After a playing career littered with highlights and more than his fair share of controversy, this was one battle David 'Chook' Howell was never destined to win.
After almost a decade of fighting parkinson's disease and dementia, the Western Suburbs Rosellas legend, who led the club to three consecutive premierships in the early 80's, finally succumbed to the illness that wreaked havoc with his mental health in a Newcastle nursing home on Saturday. He would have turned 69 on Wednesday.
Rated one of the toughest and most feared players to ever lace on the boots in the local competition, Howell dished out plenty and had a rap sheet longer than most players. But he was also frequently on the receiving end as well.
"He caused plenty of carnage on the field but at the same time, he's had perforated ear-drums and detached retinas and plenty of other things from the battering he took as well," former teammate Mal Graham said.
"He dished it out but he copped plenty in return back in those days too."
In an interview with the Newcastle Herald back in 2014, Howell revealed he had suffered as many as 15 concussions during his career. There is little doubt he has paid the ultimate price for consistently being knocked out.
"It [parkinsons] started getting me in my late 50s - that's something I put down to football," Howell said. "It's something that people cop because of head knocks and that sort of thing. I've got memory loss really bad now. My mates will say to me, 'remember this' and I can't."
One of Howell's most talked-about on-field incidents came In 1981 when he captained Country against a star-studded City side in Canberra that included the likes of internationals, Craig Young, Paul McCabe, Steve Mortimer, Steve Rogers and Mick Cronin.
Howell, whose teammates that day included Graham, five-eighth Peter Walsh and centre Robert Finch, lasted barely a few minutes before being sent off.
In that time, he had ironed out City secondrower McCabe twice with coat-hanger tackles, the second prompting an all-in brawl. When calm was eventually restored, Howell was given his marching orders, which was probably just as well because during the brawl, he had been king-hit by rival captain Young and had perforated his ear-drum. But while he earned his tough-guy reputation, Howell was also an outstanding player and inspirational leader.

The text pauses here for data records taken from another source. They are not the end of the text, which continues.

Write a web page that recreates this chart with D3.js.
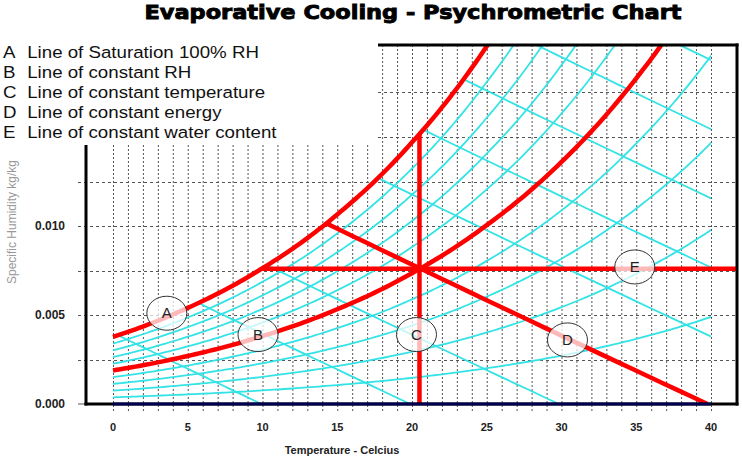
<!DOCTYPE html>
<html>
<head>
<meta charset="utf-8">
<script src="https://cdn.jsdelivr.net/npm/d3@7"></script>
<style>
body { margin: 0; background: #fff; }
svg { display: block; font-family: "Liberation Sans", Arial, sans-serif; }
</style>
</head>
<body>
<div id="chart"></div>
<script>
var satTemps = [0, 5, 10, 15, 20, 25, 30, 35, 40];
var satHumidity = [0.00377, 0.0054, 0.00763, 0.01065, 0.0147, 0.0201, 0.0272, 0.0366, 0.0489];
// cyan families
var rhLevels = [0.1, 0.2, 0.3, 0.4, 0.6, 0.7, 0.8, 0.9];
var energyLevels = [10, 20, 30, 50, 60, 70, 80, 90];
// red process lines A..E
var satRH = 1.0;
var processRH = 0.5;
var processTemp = 20.5;
var processEnergy = 40;
var processHumidity = 0.0076;
// ticks
var xTicks = [0, 5, 10, 15, 20, 25, 30, 35, 40];
var yTicks = [0, 0.005, 0.010];
var gridTemps = d3.range(0, 41, 1);
var gridHumidity = [0.0025, 0.005, 0.0075, 0.010, 0.0125, 0.015, 0.0175];
// callouts
var labelIds = ['A', 'B', 'C', 'D', 'E'];
var labelTemps = [3.6, 9.7, 20.3, 30.4, 34.9];
var labelHumidity = [0.0051, 0.0039, 0.0039, 0.0036, 0.0077];
var legendText = ['Line of Saturation 100% RH', 'Line of constant RH', 'Line of constant temperature',
  'Line of constant energy', 'Line of constant water content'];

var width = 742, height = 458;
var plotLeft = 86, plotRight = 737, plotTop = 45, plotBottom = 404;
var boxRight = 378, boxBottom = 145;

var x = d3.scaleLinear().domain([0, 40]).range([113, 711]);
var y = d3.scaleLinear().domain([0, 0.01]).range([404, 226]);
var qTop = y.invert(plotTop);
var tRight = x.invert(plotRight);

var satAt = function(T) {
  var i = Math.max(0, Math.min(Math.floor(T / 5), satTemps.length - 2));
  var t = (T - satTemps[i]) / (satTemps[i + 1] - satTemps[i]);
  return Math.exp(Math.log(satHumidity[i]) * (1 - t) + Math.log(satHumidity[i + 1]) * t);
}
var energyAt = function(h, T) {
  return (h - 1.006 * T) / (2501 + 1.86 * T);
}
var rhPoints = function(rh) {
  return d3.range(0, 42.01, 0.25).map(function(T) { return [T, rh * satAt(T)]; });
}
var energyPoints = function(h) {
  var t0 = h / 1.006;
  return d3.range(0, 41).map(function(i) { var T = t0 * i / 40; return [T, Math.max(0, energyAt(h, T))]; });
}

var line = d3.line().x(function(d) { return x(d[0]); }).y(function(d) { return y(d[1]); });

var svg = d3.select("#chart").append("svg")
  .attr("width", width)
  .attr("height", height);

var defs = svg.append("defs");
var underSat = function(tMax) {
  var pts = d3.range(0, tMax + 0.001, 0.1).map(function(T) { return [T, Math.min(satAt(T), qTop)]; });
  pts.push([tMax, 0]);
  pts.push([0, 0]);
  return line(pts) + "Z";
}
defs.append("clipPath").attr("id", "clipCyan").append("path").attr("d", underSat(40));
defs.append("clipPath").attr("id", "clipRed").append("path").attr("d", underSat(tRight));
defs.append("clipPath").attr("id", "clipRect").append("rect")
  .attr("x", plotLeft).attr("y", plotTop).attr("width", plotRight - plotLeft).attr("height", plotBottom - plotTop);

// title
svg.append("text")
  .attr("x", 413).attr("y", 19)
  .attr("text-anchor", "middle")
  .attr("textLength", 537).attr("lengthAdjust", "spacingAndGlyphs")
  .style("font-family", "'DejaVu Sans', sans-serif")
  .style("font-weight", "bold")
  .style("font-size", "19px")
  .style("stroke", "#000").style("stroke-width", 0.9)
  .text("Evaporative Cooling - Psychrometric Chart");

// legend
var legend = svg.append("g").attr("transform", "translate(3,0) scale(1.1,1)");
legend.selectAll(".key").data(labelIds).enter()
  .append("text")
  .attr("x", 0)
  .attr("y", function(d, i) { return 58 + i * 20; })
  .style("font-size", "17px").style("fill", "#111")
  .text(function(d) { return d; });
legend.selectAll(".desc").data(legendText).enter()
  .append("text")
  .attr("x", 22)
  .attr("y", function(d, i) { return 58 + i * 20; })
  .style("font-size", "17px").style("fill", "#111")
  .text(function(d) { return d; });

// grid
var grid = svg.append("g").attr("stroke", "#555").attr("stroke-width", 1);
grid.selectAll(".vg").data(gridTemps).enter()
  .append("line")
  .attr("x1", function(d) { return x(d) + 0.5; })
  .attr("x2", function(d) { return x(d) + 0.5; })
  .attr("y1", function(d) { return x(d) < boxRight ? boxBottom : plotTop; })
  .attr("y2", plotBottom + 9)
  .attr("stroke-dasharray", "2,2");
grid.selectAll(".hg").data(gridHumidity).enter()
  .append("line")
  .attr("x1", function(d) { return y(d) < boxBottom ? boxRight : 78; })
  .attr("x2", plotRight)
  .attr("y1", function(d) { return Math.round(y(d)) + 0.5; })
  .attr("y2", function(d) { return Math.round(y(d)) + 0.5; })
  .attr("stroke-dasharray", "3,3");
grid.append("line").attr("x1", 78).attr("x2", plotLeft).attr("y1", plotBottom).attr("y2", plotBottom);

// cyan lines
var cyan = svg.append("g").attr("clip-path", "url(#clipCyan)")
  .attr("fill", "none").attr("stroke", "#33e3e6").attr("stroke-width", 1.8);
cyan.selectAll(".rh").data(rhLevels).enter()
  .append("path").attr("d", function(d) { return line(rhPoints(d)); });
cyan.selectAll(".en").data(energyLevels).enter()
  .append("path").attr("d", function(d) { return line(energyPoints(d)); });

// red lines
var red = svg.append("g").attr("fill", "none").attr("stroke", "#ff0000")
  .attr("stroke-width", 4.5).attr("stroke-linejoin", "round");
var redClip = red.append("g").attr("clip-path", "url(#clipRed)");
redClip.append("path").attr("d", line(energyPoints(processEnergy)));
redClip.append("path").attr("d", line([[0, processHumidity], [tRight, processHumidity]]));
var redRect = red.append("g").attr("clip-path", "url(#clipRect)");
redRect.append("path").attr("d", line([[processTemp, 0], [processTemp, satAt(processTemp)]]));
redRect.append("path").attr("d", line(rhPoints(processRH)));
redRect.append("path").attr("d", line(rhPoints(satRH)));

// frame
var frame = svg.append("g").attr("stroke-width", 3).attr("fill", "none");
frame.append("line").attr("x1", plotLeft).attr("x2", plotLeft).attr("y1", boxBottom).attr("y2", plotBottom + 1.5).attr("stroke", "#000");
frame.append("line").attr("x1", plotRight).attr("x2", plotRight).attr("y1", plotTop - 1.5).attr("y2", plotBottom + 1.5).attr("stroke", "#000");
frame.append("line").attr("x1", boxRight).attr("x2", plotRight + 1.5).attr("y1", plotTop).attr("y2", plotTop).attr("stroke", "#000");
frame.append("line").attr("x1", plotLeft - 1.5).attr("x2", plotRight + 1.5).attr("y1", plotBottom).attr("y2", plotBottom).attr("stroke", "#000");
frame.append("line").attr("x1", x(0)).attr("x2", x(40)).attr("y1", plotBottom).attr("y2", plotBottom).attr("stroke", "#000050");

// axis labels
svg.selectAll(".xl").data(xTicks).enter()
  .append("text")
  .attr("x", function(d) { return x(d); })
  .attr("y", 431)
  .attr("text-anchor", "middle")
  .style("font-size", "11px").style("font-weight", "bold").style("fill", "#222")
  .text(function(d) { return d; });
svg.selectAll(".yl").data(yTicks).enter()
  .append("text")
  .attr("x", 65)
  .attr("y", function(d) { return y(d) + 4; })
  .attr("text-anchor", "end")
  .style("font-size", "12px").style("font-weight", "bold").style("fill", "#222")
  .text(function(d) { return d3.format(".3f")(d); });
svg.append("text")
  .attr("x", 342).attr("y", 454)
  .attr("text-anchor", "middle")
  .style("font-size", "11px").style("font-weight", "bold").style("fill", "#222")
  .text("Temperature - Celcius");
svg.append("text")
  .attr("transform", "translate(16,222) rotate(-90)")
  .attr("text-anchor", "middle")
  .style("font-size", "12px").style("fill", "#999")
  .text("Specific Humidity kg/kg");

// callouts
var callouts = svg.selectAll(".callout").data(labelIds).enter()
  .append("g")
  .attr("transform", function(d, i) { return "translate(" + x(labelTemps[i]) + "," + y(labelHumidity[i]) + ")"; });
callouts.append("ellipse")
  .attr("rx", 20).attr("ry", 17)
  .attr("fill", "#fff").attr("fill-opacity", 0.72)
  .attr("stroke", "#333").attr("stroke-width", 1);
callouts.append("text")
  .attr("y", 5)
  .attr("text-anchor", "middle")
  .style("font-size", "15px").style("fill", "#222")
  .text(function(d) { return d; });
</script>
</body>
</html>
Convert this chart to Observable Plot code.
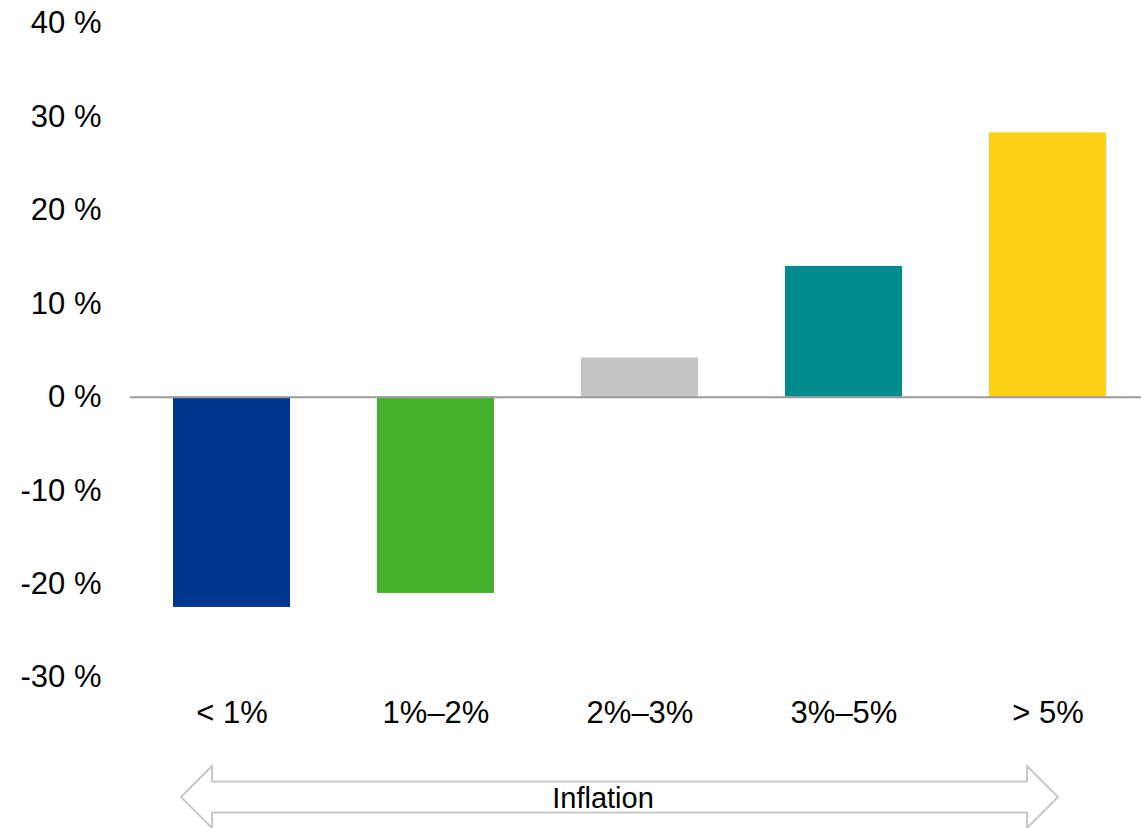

Born in Young, he made a habit of winning premierships before being signed by Wests in 1977 following a recommendation from another Rosellas legend Allan Buman. In 1978 in the absence of injured captain coach Bob Adamson for the decider, Howell captained Wests to a 23-16 grand final triumph over South Newcastle.
He was appointed captain coach in 1980 and proceeded to lead the Rosellas to three straight premierships, the first two over Cessnock and the third over Kurri. In 2010, he was named at lock in the club's team of the century.
Another former teammate and current Wests board member Rob Darcy said Howell was "a guy everyone warmed to very easily".
"The type who could have a conversation with the prime minister but also the bloke in the gutter," he said. "He had this ability as a coach to get his players to run through brickwalls for him although we never had to because he'd run through them first."
Graham said it was devastating to see the way Howell's health deteriorated.
"The blessing is he is no longer in pain and going through what he had to endure over the past nine years," Graham said.